WHAT THE EXERCISE ASKS =>
Only the lines from the one with "Output the Python" to the one with "import pandas as pd", both included, should be output, without any images.

INPUT ROWS =>
+ + + +
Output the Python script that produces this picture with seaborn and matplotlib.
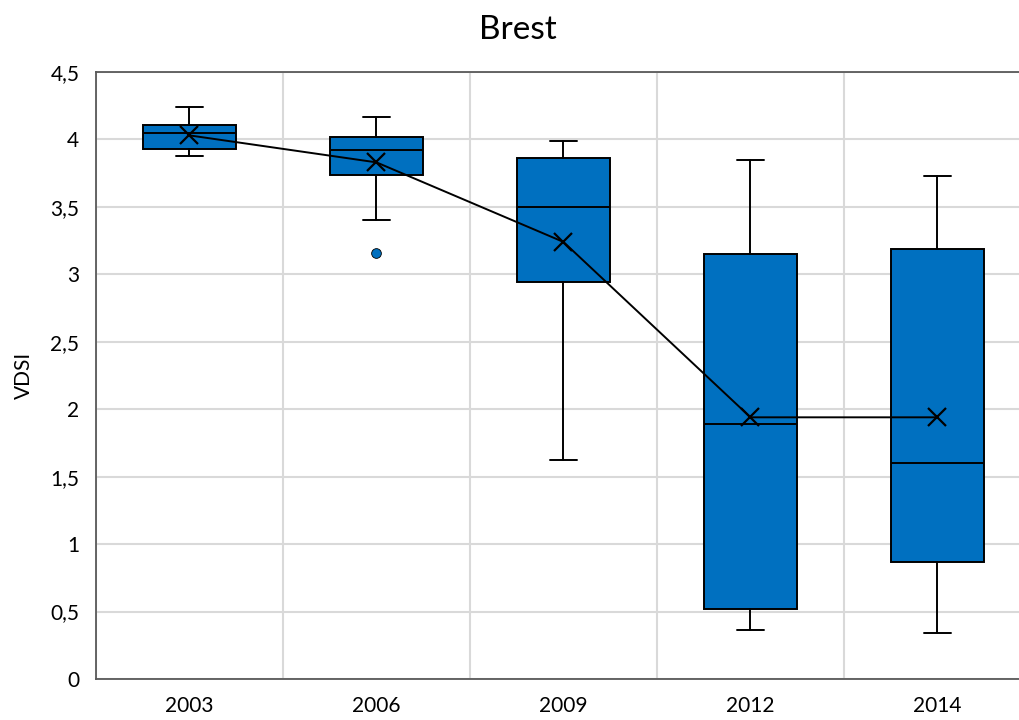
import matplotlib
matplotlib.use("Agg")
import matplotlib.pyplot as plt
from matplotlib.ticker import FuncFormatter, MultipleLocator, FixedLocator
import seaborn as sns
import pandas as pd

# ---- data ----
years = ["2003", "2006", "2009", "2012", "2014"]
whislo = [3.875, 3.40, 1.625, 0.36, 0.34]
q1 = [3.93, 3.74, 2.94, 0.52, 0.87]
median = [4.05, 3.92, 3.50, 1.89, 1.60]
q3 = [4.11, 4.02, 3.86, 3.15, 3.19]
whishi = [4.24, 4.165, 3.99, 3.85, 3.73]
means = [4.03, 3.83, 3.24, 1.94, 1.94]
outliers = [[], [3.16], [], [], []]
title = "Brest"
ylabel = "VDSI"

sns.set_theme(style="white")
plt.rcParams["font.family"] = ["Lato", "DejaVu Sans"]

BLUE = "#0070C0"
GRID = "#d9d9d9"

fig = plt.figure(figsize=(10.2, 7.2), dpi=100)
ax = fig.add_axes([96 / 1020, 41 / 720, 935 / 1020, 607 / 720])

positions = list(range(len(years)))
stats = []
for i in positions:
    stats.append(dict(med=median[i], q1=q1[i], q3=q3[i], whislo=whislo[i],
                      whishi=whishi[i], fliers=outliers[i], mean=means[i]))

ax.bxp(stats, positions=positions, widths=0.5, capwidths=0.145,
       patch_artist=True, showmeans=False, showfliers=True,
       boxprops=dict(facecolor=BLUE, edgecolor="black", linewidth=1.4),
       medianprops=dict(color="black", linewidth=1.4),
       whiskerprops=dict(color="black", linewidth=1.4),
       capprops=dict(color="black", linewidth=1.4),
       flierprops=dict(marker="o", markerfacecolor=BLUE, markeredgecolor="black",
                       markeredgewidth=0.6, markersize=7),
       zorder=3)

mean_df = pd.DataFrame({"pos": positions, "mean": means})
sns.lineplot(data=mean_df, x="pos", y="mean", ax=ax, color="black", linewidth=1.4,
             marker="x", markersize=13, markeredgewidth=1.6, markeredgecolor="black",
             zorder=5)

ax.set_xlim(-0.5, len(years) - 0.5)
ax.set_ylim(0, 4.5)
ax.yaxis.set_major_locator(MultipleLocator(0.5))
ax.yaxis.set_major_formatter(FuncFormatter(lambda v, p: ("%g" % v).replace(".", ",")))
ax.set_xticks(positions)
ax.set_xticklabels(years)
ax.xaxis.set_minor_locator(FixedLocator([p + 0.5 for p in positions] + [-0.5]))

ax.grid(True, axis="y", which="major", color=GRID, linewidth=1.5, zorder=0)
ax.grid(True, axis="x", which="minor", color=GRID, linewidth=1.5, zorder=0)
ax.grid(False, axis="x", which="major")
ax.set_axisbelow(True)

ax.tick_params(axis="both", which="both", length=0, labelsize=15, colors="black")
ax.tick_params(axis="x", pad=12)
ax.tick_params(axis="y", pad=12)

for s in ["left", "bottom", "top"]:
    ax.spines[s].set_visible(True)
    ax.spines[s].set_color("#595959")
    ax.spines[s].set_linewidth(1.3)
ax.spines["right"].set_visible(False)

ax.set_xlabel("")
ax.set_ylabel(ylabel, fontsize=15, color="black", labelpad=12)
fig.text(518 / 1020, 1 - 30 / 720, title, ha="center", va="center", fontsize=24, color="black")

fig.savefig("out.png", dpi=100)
+ + + +
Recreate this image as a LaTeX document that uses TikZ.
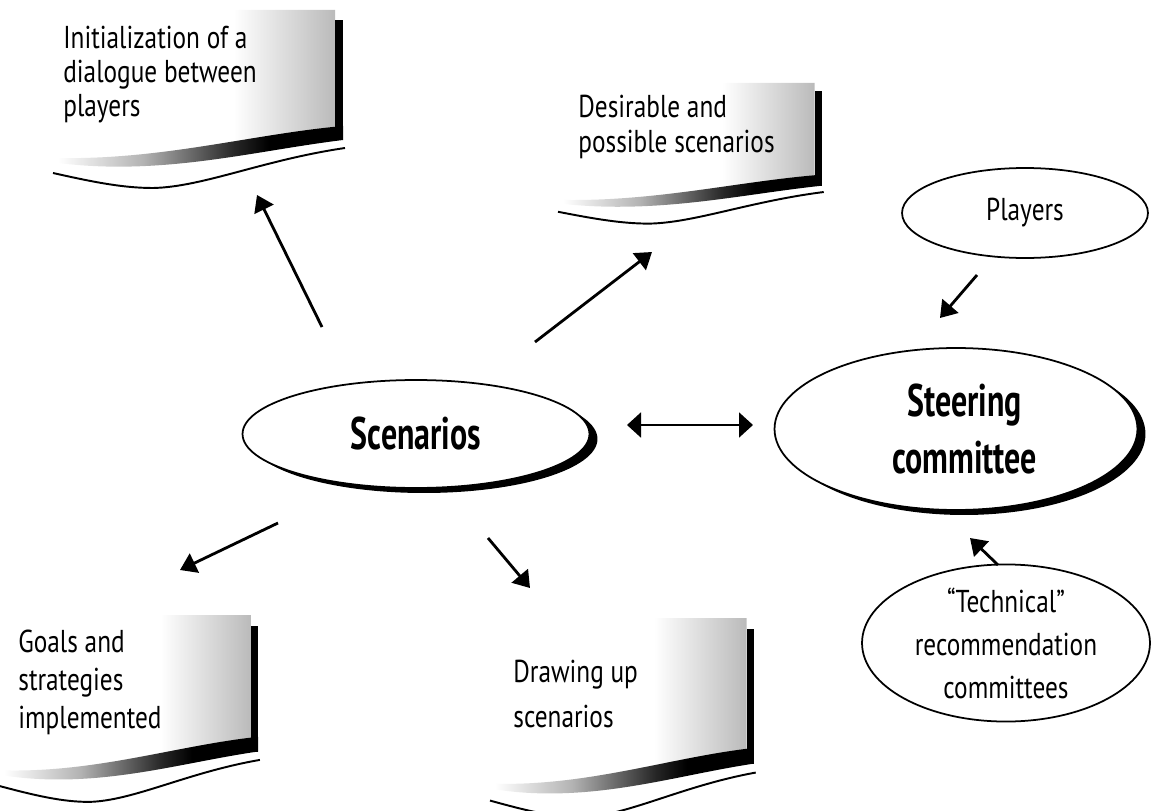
+ + + +
RESULT FOR THIS EXERCISE =>
Output the Python script that produces this picture with seaborn and matplotlib.
import matplotlib
matplotlib.use("Agg")
import matplotlib.pyplot as plt
from matplotlib.ticker import FuncFormatter, MultipleLocator, FixedLocator
import seaborn as sns
import pandas as pd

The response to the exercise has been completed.